Search results shift. Competitors update their pages. User expectations evolve. Ignoring that movement is how even strong pages quickly lose relevance.
Monitoring performance is how you stay aware of what’s happening after publication:
- Rankings tell you how search engines currently evaluate the page.
- Traffic shows whether that visibility still brings real engagement.
When positions drop, it doesn’t always mean something is broken. Sometimes the topic changed. Sometimes the SERP format changed. And sometimes expectations change. Monitoring gives context and an understanding of what needs to be changed to keep the content performance at its peak.
Then there’s accuracy that also plays a role in authority content SEO. Topics don’t freeze in time. New tools appear. Old assumptions stop being true. When the niche changes, the page has to change with it — otherwise credibility starts leaking.
Monitoring usually means keeping an eye on:
- Keyword position movement.
- Organic traffic patterns.
- Changes in search intent.
- Outdated facts or examples
Shifts in the industry itself also happen, and the only content that stays valuable is the one that adapts.

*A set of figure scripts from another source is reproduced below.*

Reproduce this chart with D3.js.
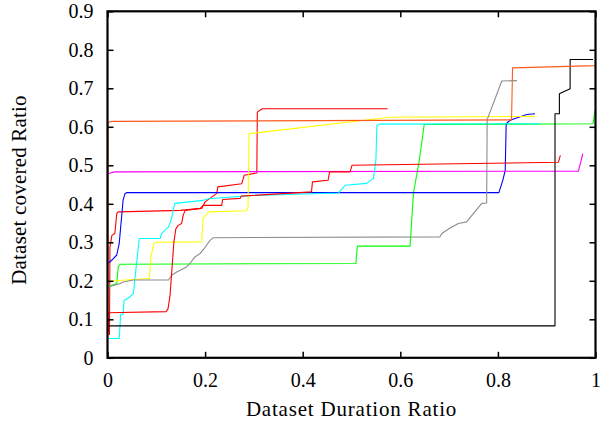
<!DOCTYPE html>
<html>
<head>
<meta charset="utf-8">
<script src="https://cdn.jsdelivr.net/npm/d3@7"></script>
<style>
  html, body { margin: 0; padding: 0; background: #fff; }
  svg text { font-family: "Liberation Serif", "Times New Roman", serif; fill: #000; }
</style>
</head>
<body>
<svg id="chart" width="608" height="423"></svg>
<script>
// ---------------- data ----------------
const xTicks = [0, 0.2, 0.4, 0.6, 0.8, 1];
const yTicks = [0, 0.1, 0.2, 0.3, 0.4, 0.5, 0.6, 0.7, 0.8, 0.9];
const xTickLabels = ["0", "0.2", "0.4", "0.6", "0.8", "1"];
const yTickLabels = ["0", "0.1", "0.2", "0.3", "0.4", "0.5", "0.6", "0.7", "0.8", "0.9"];
const xTitle = "Dataset Duration Ratio";
const yTitle = "Dataset covered Ratio";

// series (x = duration ratio, y = covered ratio)
const redA = [[0.004,0.059],[0.005,0.288],[0.009,0.318],[0.015,0.323],[0.019,0.375],[0.022,0.379],[0.149,0.383],
  [0.193,0.388],[0.2,0.405],[0.224,0.427],[0.226,0.444],[0.275,0.452],[0.28,0.474],[0.306,0.48],[0.307,0.638],
  [0.317,0.647],[0.574,0.647]];
const green = [[0.003,0.186],[0.019,0.193],[0.022,0.236],[0.026,0.243],[0.509,0.245],[0.512,0.29],[0.62,0.29],
  [0.627,0.428],[0.639,0.513],[0.649,0.606],[0.995,0.608],[0.999,0.643]];
const blue = [[0.002,0.246],[0.009,0.254],[0.019,0.267],[0.024,0.297],[0.032,0.41],[0.036,0.427],[0.04,0.429],
  [0.802,0.429],[0.81,0.461],[0.815,0.487],[0.817,0.608],[0.825,0.617],[0.859,0.632],[0.876,0.634]];
const magenta = [[0.0,0.478],[0.015,0.483],[0.965,0.485],[0.974,0.53]];
const cyan = [[0.0,0.05],[0.024,0.05],[0.027,0.113],[0.032,0.113],[0.034,0.149],[0.046,0.158],[0.053,0.167],
  [0.065,0.31],[0.108,0.31],[0.111,0.323],[0.125,0.34],[0.131,0.36],[0.135,0.385],[0.138,0.401],[0.196,0.409],
  [0.207,0.413],[0.3,0.422],[0.367,0.424],[0.473,0.428],[0.487,0.448],[0.531,0.453],[0.545,0.466],[0.55,0.513],
  [0.552,0.604],[0.558,0.607],[0.885,0.608]];
const yellow = [[0.0,0.199],[0.086,0.206],[0.089,0.262],[0.095,0.297],[0.101,0.3],[0.193,0.301],[0.196,0.362],
  [0.207,0.379],[0.285,0.382],[0.288,0.39],[0.29,0.582],[0.579,0.625],[0.876,0.627]];
const black = [[0.0,0.083],[0.917,0.083],[0.917,0.634],[0.926,0.634],[0.926,0.686],[0.948,0.699],[0.948,0.775],
  [0.995,0.775]];
const orange = [[0.001,0.065],[0.001,0.612],[0.01,0.614],[0.828,0.618],[0.83,0.753],[1.0,0.759],[1.0,0.85]];
const grey = [[0.0,0.183],[0.026,0.193],[0.032,0.197],[0.053,0.202],[0.125,0.202],[0.132,0.215],[0.142,0.223],
  [0.162,0.236],[0.169,0.245],[0.179,0.262],[0.19,0.271],[0.2,0.287],[0.21,0.305],[0.217,0.312],[0.681,0.314],
  [0.685,0.323],[0.702,0.337],[0.719,0.349],[0.736,0.353],[0.75,0.375],[0.767,0.401],[0.777,0.402],[0.778,0.621],
  [0.78,0.625],[0.808,0.719],[0.839,0.72]];
const redB = [[0.001,0.06],[0.001,0.117],[0.12,0.12],[0.124,0.127],[0.128,0.16],[0.136,0.3],[0.14,0.335],
  [0.145,0.344],[0.152,0.349],[0.155,0.37],[0.159,0.383],[0.19,0.388],[0.196,0.396],[0.234,0.396],[0.236,0.411],
  [0.272,0.414],[0.274,0.42],[0.367,0.427],[0.418,0.431],[0.42,0.457],[0.452,0.461],[0.455,0.483],[0.497,0.483],
  [0.501,0.5],[0.825,0.506],[0.924,0.508],[0.928,0.526]];

const seriesList = [
  {name: "s1", pts: redA, color: "#ff0000"},
  {name: "s2", pts: green, color: "#00ff00"},
  {name: "s3", pts: blue, color: "#0000ff"},
  {name: "s4", pts: magenta, color: "#ff00ff"},
  {name: "s5", pts: cyan, color: "#00ffff"},
  {name: "s6", pts: yellow, color: "#ffff00"},
  {name: "s7", pts: black, color: "#000000"},
  {name: "s8", pts: orange, color: "#ff5a1e"},
  {name: "s9", pts: grey, color: "#8c8c8c"},
  {name: "s10", pts: redB, color: "#ff0000"}
];

// ---------------- layout ----------------
const svg = d3.select("#chart");
const L = 107.5, R = 595.5, T = 11.3, B = 357.8;
const x = d3.scaleLinear().domain([0, 1]).range([L, R]);
const y = d3.scaleLinear().domain([0, 0.9]).range([B, T]);

// series
const line = d3.line().x(d => x(d[0])).y(d => y(d[1]));
svg.append("g").selectAll("path").data(seriesList).join("path")
  .attr("d", d => line(d.pts))
  .attr("fill", "none")
  .attr("stroke", d => d.color)
  .attr("stroke-width", 1.1)
  .attr("stroke-linejoin", "round");

// axes (ticks inward, mirrored)
const tickLen = 6;
const fmtX = (d, i) => xTickLabels[i];
const fmtY = (d, i) => yTickLabels[i];

const gB = svg.append("g").attr("transform", `translate(0,${B})`)
  .call(d3.axisBottom(x).tickValues(xTicks).tickFormat(fmtX).tickSize(-tickLen).tickPadding(15));
const gT = svg.append("g").attr("transform", `translate(0,${T})`)
  .call(d3.axisTop(x).tickValues(xTicks).tickFormat("").tickSize(-tickLen));
const gL = svg.append("g").attr("transform", `translate(${L},0)`)
  .call(d3.axisLeft(y).tickValues(yTicks).tickFormat(fmtY).tickSize(-tickLen).tickPadding(14));
const gR = svg.append("g").attr("transform", `translate(${R},0)`)
  .call(d3.axisRight(y).tickValues(yTicks).tickFormat("").tickSize(-tickLen));

[gB, gT, gL, gR].forEach(g => {
  g.select(".domain").remove();
  g.selectAll(".tick line").attr("stroke", "#000").attr("stroke-width", 1.5);
  g.selectAll("text").style("font-size", "20px").style("font-family", '"Liberation Serif", serif').attr("fill", "#000");
});

// frame
svg.append("rect")
  .attr("x", L).attr("y", T).attr("width", R - L).attr("height", B - T)
  .attr("fill", "none").attr("stroke", "#000").attr("stroke-width", 2.2);

// titles
svg.append("text")
  .attr("x", (L + R) / 2).attr("y", 416)
  .attr("text-anchor", "middle")
  .style("font-size", "21px").style("letter-spacing", "0.8px")
  .text(xTitle);
svg.append("text")
  .attr("transform", `translate(26,190) rotate(-90)`)
  .attr("text-anchor", "middle")
  .style("font-size", "21px").style("letter-spacing", "0.2px")
  .text(yTitle);
</script>
</body>
</html>
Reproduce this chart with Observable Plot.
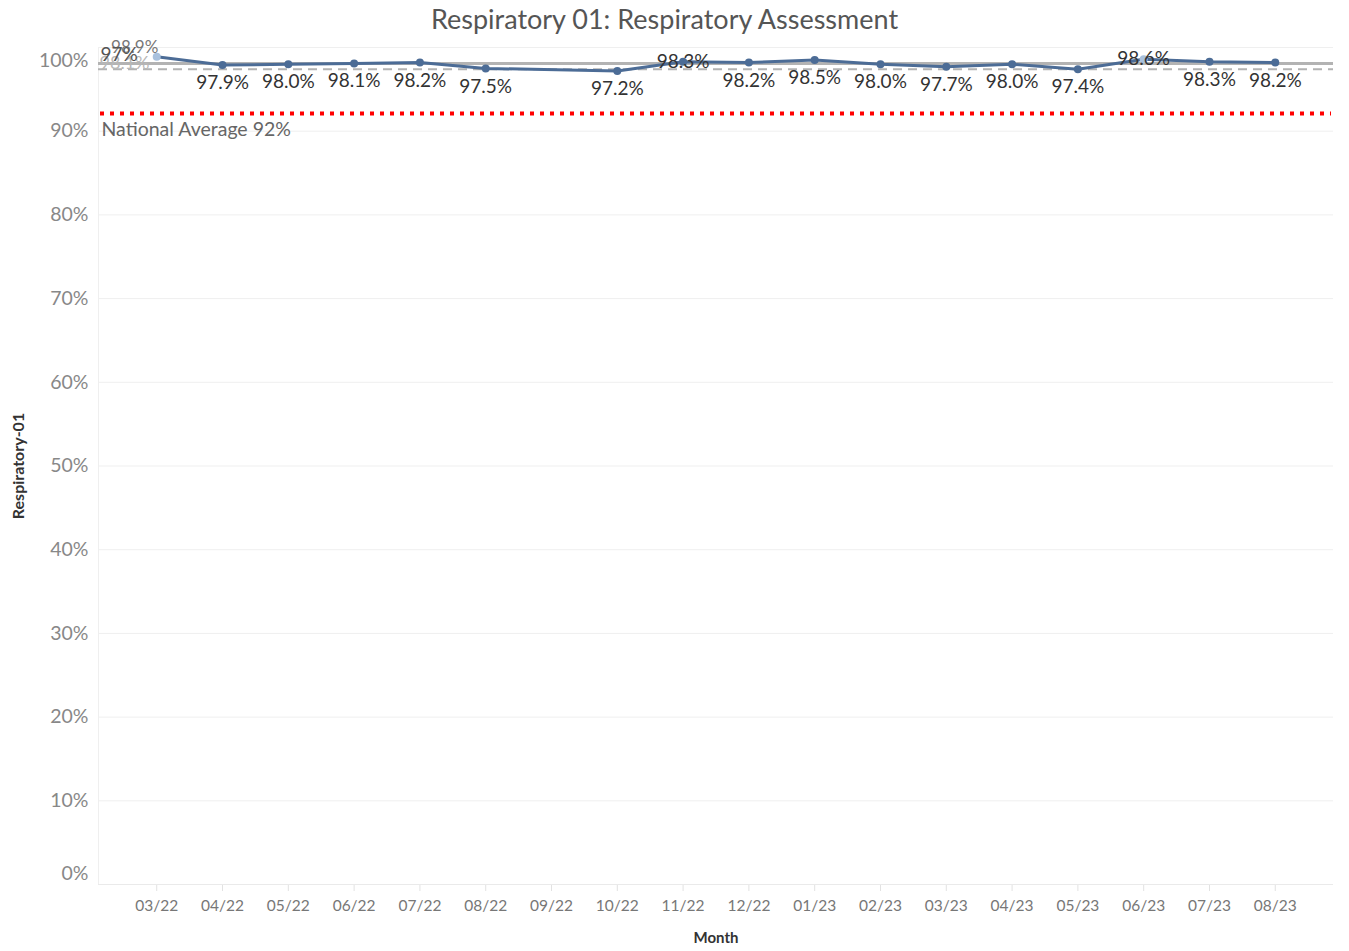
<!DOCTYPE html>
<html>
<head>
<meta charset="utf-8">
<script src="https://cdn.jsdelivr.net/npm/d3@7"></script>
<script src="https://cdn.jsdelivr.net/npm/@observablehq/plot@0.6"></script>
<style>
  html, body { margin: 0; padding: 0; background: #fff; }
  #title { height: 38px; line-height: 38px; text-align: center; font-family: Lato, "Open Sans", sans-serif; font-size: 27px; color: #555; width: 1329px; padding-right: 20px; }
  #chart svg { overflow: visible; display: block; }
</style>
</head>
<body>
<div id="title">Respiratory 01: Respiratory Assessment</div>
<div id="chart"></div>
<script>
const months = ["03/22","04/22","05/22","06/22","07/22","08/22","09/22","10/22","11/22","12/22","01/23","02/23","03/23","04/23","05/23","06/23","07/23","08/23"];
const rates = [98.9, 97.9, 98.0, 98.1, 98.2, 97.5, null, 97.2, 98.3, 98.2, 98.5, 98.0, 97.7, 98.0, 97.4, 98.6, 98.3, 98.2];
const highlightedMonths = ["03/22", "06/23"];
const labelOnLineMonths = ["11/22", "06/23"];
const hiddenLabelMonths = ["03/22"];
const nationalAverage = 92;
const nationalAverageLabel = "National Average 92%";
const averageLine = 98.1;
const lowerLine = 97.4;
const lowerLineLabel = "97%";
const yTicks = [0, 10, 20, 30, 40, 50, 60, 70, 80, 90, 100];

const data = months.map((m, i) => ({month: m, rate: rates[i]})).filter(d => d.rate != null);
const fmt = d => d.rate.toFixed(1) + "%";
const below = data.filter(d => !labelOnLineMonths.includes(d.month) && !hiddenLabelMonths.includes(d.month));
const onLine = data.filter(d => labelOnLineMonths.includes(d.month));
const hidden = data.filter(d => hiddenLabelMonths.includes(d.month));

const font = "Lato, 'Open Sans', sans-serif";
const lineColor = "#4c6c96";

const chart = Plot.plot({
  width: 1349,
  height: 913,
  marginTop: 9,
  marginBottom: 67,
  marginLeft: 98,
  marginRight: 16,
  style: {fontFamily: font, background: "#fff", overflow: "visible"},
  x: {type: "point", domain: months, padding: 0.885, round: false, label: null},
  y: {domain: [0, 100], label: null, axis: null},
  marks: [
    Plot.ruleY(yTicks, {stroke: "#efefef", strokeWidth: 1}),
    Plot.frame({anchor: "left", stroke: "#efefef"}),
    Plot.ruleY([averageLine], {stroke: "#b3b3b3", strokeWidth: 3}),
    Plot.ruleY([lowerLine], {stroke: "#b3b3b3", strokeWidth: 2, strokeDasharray: "9 6"}),
    Plot.ruleY([nationalAverage], {stroke: "#ff0000", strokeWidth: 4, strokeDasharray: "4 6", insetLeft: 2, insetRight: 2, dy: -1}),
    Plot.text([nationalAverageLabel], {frameAnchor: "left", y: () => nationalAverage, text: d => d, textAnchor: "start", dx: 3, dy: 15, fill: "#666", fontSize: 19.5}),
    Plot.text([averageLine], {frameAnchor: "left", y: d => d, text: d => d.toFixed(1) + "%", textAnchor: "start", dx: 1, dy: 0, fill: "#b8b8b8", fontSize: 18}),
    Plot.text(hidden, {x: "month", y: "rate", text: fmt, dx: -22, dy: -9, fill: "#777", fontSize: 17}),
    Plot.text([lowerLine], {frameAnchor: "left", y: d => d, text: () => lowerLineLabel, textAnchor: "start", dx: 2, dy: -14, fill: "#555", fontSize: 19}),
    Plot.line(data, {x: "month", y: "rate", stroke: lineColor, strokeWidth: 3}),
    Plot.dot(data, {x: "month", y: "rate", r: 4, fill: d => highlightedMonths.includes(d.month) ? "#a9c1dd" : lineColor, stroke: "none"}),
    Plot.text(below, {x: "month", y: "rate", text: fmt, dy: 18, fill: "#333", fontSize: 19}),
    Plot.text(onLine, {x: "month", y: "rate", text: fmt, dy: 0, fill: "#333", fontSize: 19}),
    Plot.text(yTicks.filter(t => t > 0 && t < 100), {y: d => d, frameAnchor: "left", text: d => d + "%", textAnchor: "end", dx: -10, fill: "#888", fontSize: 19.5}),
    Plot.text([100], {y: d => d, frameAnchor: "left", text: d => d + "%", textAnchor: "end", dx: -10, dy: 13, fill: "#888", fontSize: 19.5}),
    Plot.text([0], {y: d => d, frameAnchor: "left", text: d => d + "%", textAnchor: "end", dx: -10, dy: -11, fill: "#888", fontSize: 19.5}),
    Plot.axisX({tickSize: 7, tickPadding: 8, stroke: "#e2e2e2", fill: "#777", fontSize: 15.5, label: null}),
    Plot.ruleY([0], {stroke: "#eaeaea"}),
    Plot.text(["Month"], {frameAnchor: "bottom", text: d => d, dy: 58, fill: "#333", fontSize: 15, fontWeight: "bold"}),
    Plot.text(["Respiratory-01"], {frameAnchor: "left", text: d => d, rotate: -90, textAnchor: "middle", dx: -80, fill: "#333", fontSize: 16, fontWeight: "bold"})
  ]
});
document.getElementById("chart").appendChild(chart);
</script>
</body>
</html>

Not constantly, not dramatically — just enough to stay aligned with reality.
📌 The bottom line: Monitoring is essential for the content’s authority. It’s what turns a one-time success into continuous recognition and stable SEO performance despite volatile market conditions.
Conclusion
Authoritative content is the content that exhibits several qualities that make it attractive for humans and search bots alike:
- Demonstrated use of the industry-related terminology (not too much, though).
- Original ideas and a deep understanding of the topic.
- Claims grounded in verifiable sources.
- Clear logical flow without forced transitions and clichés.
This type of content is not something you make once, by chance, and then struggle to repeat your success. It is the product of systematic and hard work, which starts with careful research of the topic, finding the best-performing keywords that nicely match a particular search intent, and then creating and optimizing your creation to prolong its authoritative lifespan.
To build credibility that endures time and market changes is another crucial aspect of high-authority content. You can achieve that by continuously measuring your content performance and then updating and refining it with each new iteration.
The content that was already published must also be measured from time to time. By adding new facts, updating statistics, and keeping links (internal and external) in a perfect shape, you can ensure it remains useful, credible, and competitive as expectations evolve.